## Data segment

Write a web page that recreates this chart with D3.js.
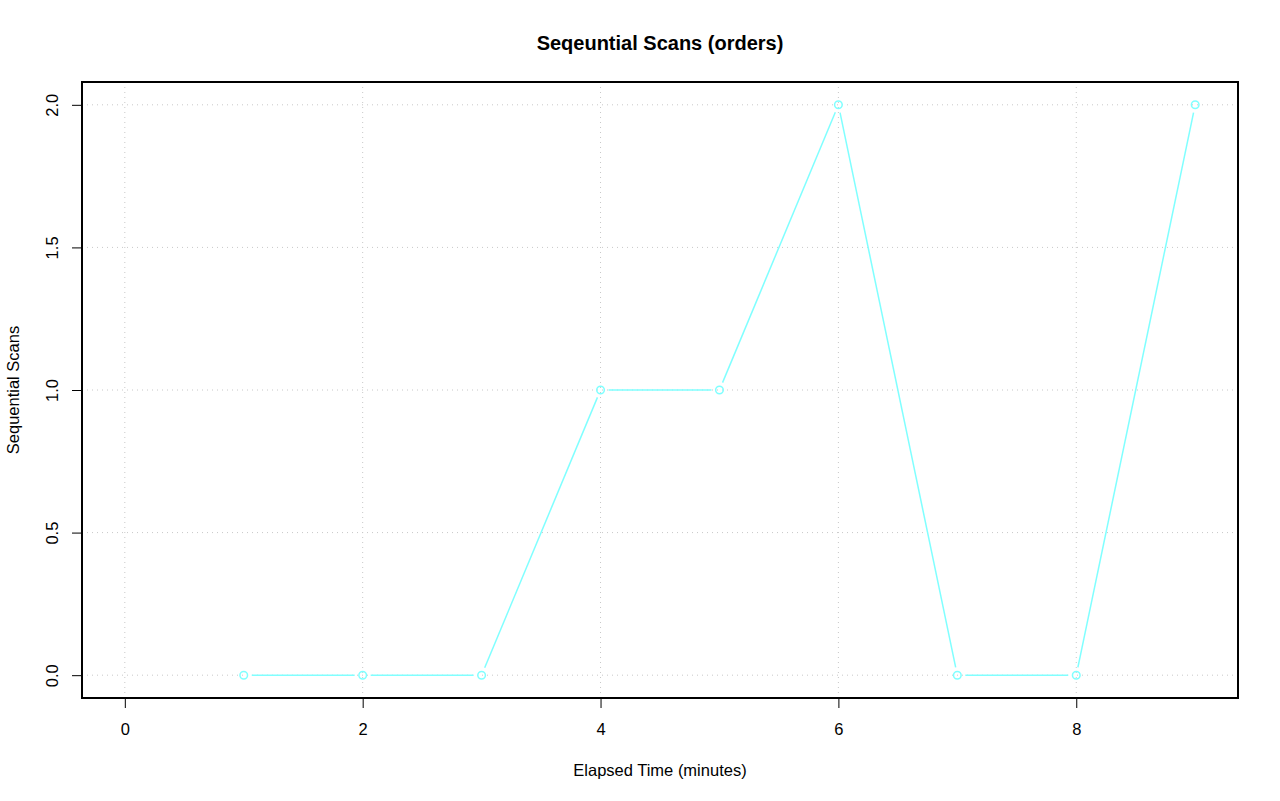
<!DOCTYPE html>
<html>
<head>
<meta charset="utf-8">
<script src="https://cdn.jsdelivr.net/npm/d3@7"></script>
<style>
  body { margin: 0; background: #fff; }
  text { font-family: "Liberation Sans", Arial, sans-serif; }
</style>
</head>
<body>
<svg id="chart" width="1280" height="801"></svg>
<script>
// data
const minutes = [1, 2, 3, 4, 5, 6, 7, 8, 9];
const seqScans = [0, 0, 0, 1, 1, 2, 0, 0, 2];
const xTicks = [0, 2, 4, 6, 8];
const yTicks = [0, 0.5, 1, 1.5, 2];

const svg = d3.select('#chart');
const box = { left: 82, right: 1238, top: 82, bottom: 698 };
const lineColor = '#80ffff';
const fs = 16.5;

// R style 4% padding
const x = d3.scaleLinear().domain([-0.36, 9.36]).range([box.left, box.right]);
const y = d3.scaleLinear().domain([-0.08, 2.08]).range([box.bottom, box.top]);

// grid
const grid = svg.append('g');
grid.selectAll('.gx').data(xTicks).enter().append('line')
    .attr('x1', d => x(d)).attr('x2', d => x(d))
    .attr('y1', box.top).attr('y2', box.bottom)
    .attr('stroke', '#c8c8c8').attr('stroke-dasharray', '1,4');
grid.selectAll('.gy').data(yTicks).enter().append('line')
    .attr('y1', d => y(d)).attr('y2', d => y(d))
    .attr('x1', box.left).attr('x2', box.right)
    .attr('stroke', '#c8c8c8').attr('stroke-dasharray', '1,4');

// axes
const xAxis = svg.append('g')
    .attr('transform', `translate(0, ${box.bottom})`)
    .call(d3.axisBottom(x).tickValues(xTicks).tickSize(10).tickPadding(16).tickFormat(d3.format('d')));
xAxis.select('.domain').remove();
xAxis.selectAll('text').attr('dy', 0).attr('y', 37);

const yAxis = svg.append('g')
    .attr('transform', `translate(${box.left}, 0)`)
    .call(d3.axisLeft(y).tickValues(yTicks).tickSize(10).tickFormat(d3.format('.1f')));
yAxis.select('.domain').remove();
yAxis.selectAll('text')
    .attr('x', 0).attr('y', 0).attr('dy', 0)
    .attr('text-anchor', 'middle')
    .attr('transform', 'translate(-24, 0) rotate(-90)');

svg.selectAll('.tick text').attr('font-size', fs).attr('fill', '#000')
    .style('font-family', '"Liberation Sans", Arial, sans-serif');
svg.selectAll('.tick line').attr('stroke', '#000').attr('stroke-width', 1);

// box
svg.append('rect')
    .attr('x', box.left).attr('y', box.top)
    .attr('width', box.right - box.left).attr('height', box.bottom - box.top)
    .attr('fill', 'none').attr('stroke', '#000').attr('stroke-width', 2);

// line segments with gaps (type = "b")
const pts = minutes.map((m, i) => [x(m), y(seqScans[i])]);
const gap = 8;
const segs = [];
for (let i = 0; i < pts.length - 1; i++) {
    const [x0, y0] = pts[i], [x1, y1] = pts[i + 1];
    const len = Math.hypot(x1 - x0, y1 - y0);
    const ux = (x1 - x0) / len, uy = (y1 - y0) / len;
    segs.push([x0 + ux * gap, y0 + uy * gap, x1 - ux * gap, y1 - uy * gap]);
}
svg.append('g').selectAll('line').data(segs).enter().append('line')
    .attr('x1', d => d[0]).attr('y1', d => d[1])
    .attr('x2', d => d[2]).attr('y2', d => d[3])
    .attr('stroke', lineColor).attr('stroke-width', 1.5);

svg.append('g').selectAll('circle').data(minutes).enter().append('circle')
    .attr('cx', d => x(d))
    .attr('cy', (d, i) => y(seqScans[i]))
    .attr('r', 3.8)
    .attr('fill', 'none').attr('stroke', lineColor).attr('stroke-width', 1.5);

// titles
svg.append('text').attr('x', 660).attr('y', 50)
    .attr('text-anchor', 'middle').attr('font-size', 20).attr('font-weight', 'bold')
    .text('Seqeuntial Scans (orders)');
svg.append('text').attr('x', 660).attr('y', 776)
    .attr('text-anchor', 'middle').attr('font-size', fs)
    .text('Elapsed Time (minutes)');
svg.append('text')
    .attr('transform', `translate(19, ${(box.top + box.bottom) / 2}) rotate(-90)`)
    .attr('text-anchor', 'middle').attr('font-size', fs)
    .text('Sequential Scans');
</script>
</body>
</html>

## Goal
Images should not appear in the copy; retype the listing above exactly.

## Expected answer
Write a web page that recreates this chart with D3.js.
<!DOCTYPE html>
<html>
<head>
<meta charset="utf-8">
<script src="https://cdn.jsdelivr.net/npm/d3@7"></script>
<style>
  body { margin: 0; background: #fff; }
  text { font-family: "Liberation Sans", Arial, sans-serif; }
</style>
</head>
<body>
<svg id="chart" width="1280" height="801"></svg>
<script>
// data
const minutes = [1, 2, 3, 4, 5, 6, 7, 8, 9];
const seqScans = [0, 0, 0, 1, 1, 2, 0, 0, 2];
const xTicks = [0, 2, 4, 6, 8];
const yTicks = [0, 0.5, 1, 1.5, 2];

const svg = d3.select('#chart');
const box = { left: 82, right: 1238, top: 82, bottom: 698 };
const lineColor = '#80ffff';
const fs = 16.5;

// R style 4% padding
const x = d3.scaleLinear().domain([-0.36, 9.36]).range([box.left, box.right]);
const y = d3.scaleLinear().domain([-0.08, 2.08]).range([box.bottom, box.top]);

// grid
const grid = svg.append('g');
grid.selectAll('.gx').data(xTicks).enter().append('line')
    .attr('x1', d => x(d)).attr('x2', d => x(d))
    .attr('y1', box.top).attr('y2', box.bottom)
    .attr('stroke', '#c8c8c8').attr('stroke-dasharray', '1,4');
grid.selectAll('.gy').data(yTicks).enter().append('line')
    .attr('y1', d => y(d)).attr('y2', d => y(d))
    .attr('x1', box.left).attr('x2', box.right)
    .attr('stroke', '#c8c8c8').attr('stroke-dasharray', '1,4');

// axes
const xAxis = svg.append('g')
    .attr('transform', `translate(0, ${box.bottom})`)
    .call(d3.axisBottom(x).tickValues(xTicks).tickSize(10).tickPadding(16).tickFormat(d3.format('d')));
xAxis.select('.domain').remove();
xAxis.selectAll('text').attr('dy', 0).attr('y', 37);

const yAxis = svg.append('g')
    .attr('transform', `translate(${box.left}, 0)`)
    .call(d3.axisLeft(y).tickValues(yTicks).tickSize(10).tickFormat(d3.format('.1f')));
yAxis.select('.domain').remove();
yAxis.selectAll('text')
    .attr('x', 0).attr('y', 0).attr('dy', 0)
    .attr('text-anchor', 'middle')
    .attr('transform', 'translate(-24, 0) rotate(-90)');

svg.selectAll('.tick text').attr('font-size', fs).attr('fill', '#000')
    .style('font-family', '"Liberation Sans", Arial, sans-serif');
svg.selectAll('.tick line').attr('stroke', '#000').attr('stroke-width', 1);

// box
svg.append('rect')
    .attr('x', box.left).attr('y', box.top)
    .attr('width', box.right - box.left).attr('height', box.bottom - box.top)
    .attr('fill', 'none').attr('stroke', '#000').attr('stroke-width', 2);

// line segments with gaps (type = "b")
const pts = minutes.map((m, i) => [x(m), y(seqScans[i])]);
const gap = 8;
const segs = [];
for (let i = 0; i < pts.length - 1; i++) {
    const [x0, y0] = pts[i], [x1, y1] = pts[i + 1];
    const len = Math.hypot(x1 - x0, y1 - y0);
    const ux = (x1 - x0) / len, uy = (y1 - y0) / len;
    segs.push([x0 + ux * gap, y0 + uy * gap, x1 - ux * gap, y1 - uy * gap]);
}
svg.append('g').selectAll('line').data(segs).enter().append('line')
    .attr('x1', d => d[0]).attr('y1', d => d[1])
    .attr('x2', d => d[2]).attr('y2', d => d[3])
    .attr('stroke', lineColor).attr('stroke-width', 1.5);

svg.append('g').selectAll('circle').data(minutes).enter().append('circle')
    .attr('cx', d => x(d))
    .attr('cy', (d, i) => y(seqScans[i]))
    .attr('r', 3.8)
    .attr('fill', 'none').attr('stroke', lineColor).attr('stroke-width', 1.5);

// titles
svg.append('text').attr('x', 660).attr('y', 50)
    .attr('text-anchor', 'middle').attr('font-size', 20).attr('font-weight', 'bold')
    .text('Seqeuntial Scans (orders)');
svg.append('text').attr('x', 660).attr('y', 776)
    .attr('text-anchor', 'middle').attr('font-size', fs)
    .text('Elapsed Time (minutes)');
svg.append('text')
    .attr('transform', `translate(19, ${(box.top + box.bottom) / 2}) rotate(-90)`)
    .attr('text-anchor', 'middle').attr('font-size', fs)
    .text('Sequential Scans');
</script>
</body>
</html>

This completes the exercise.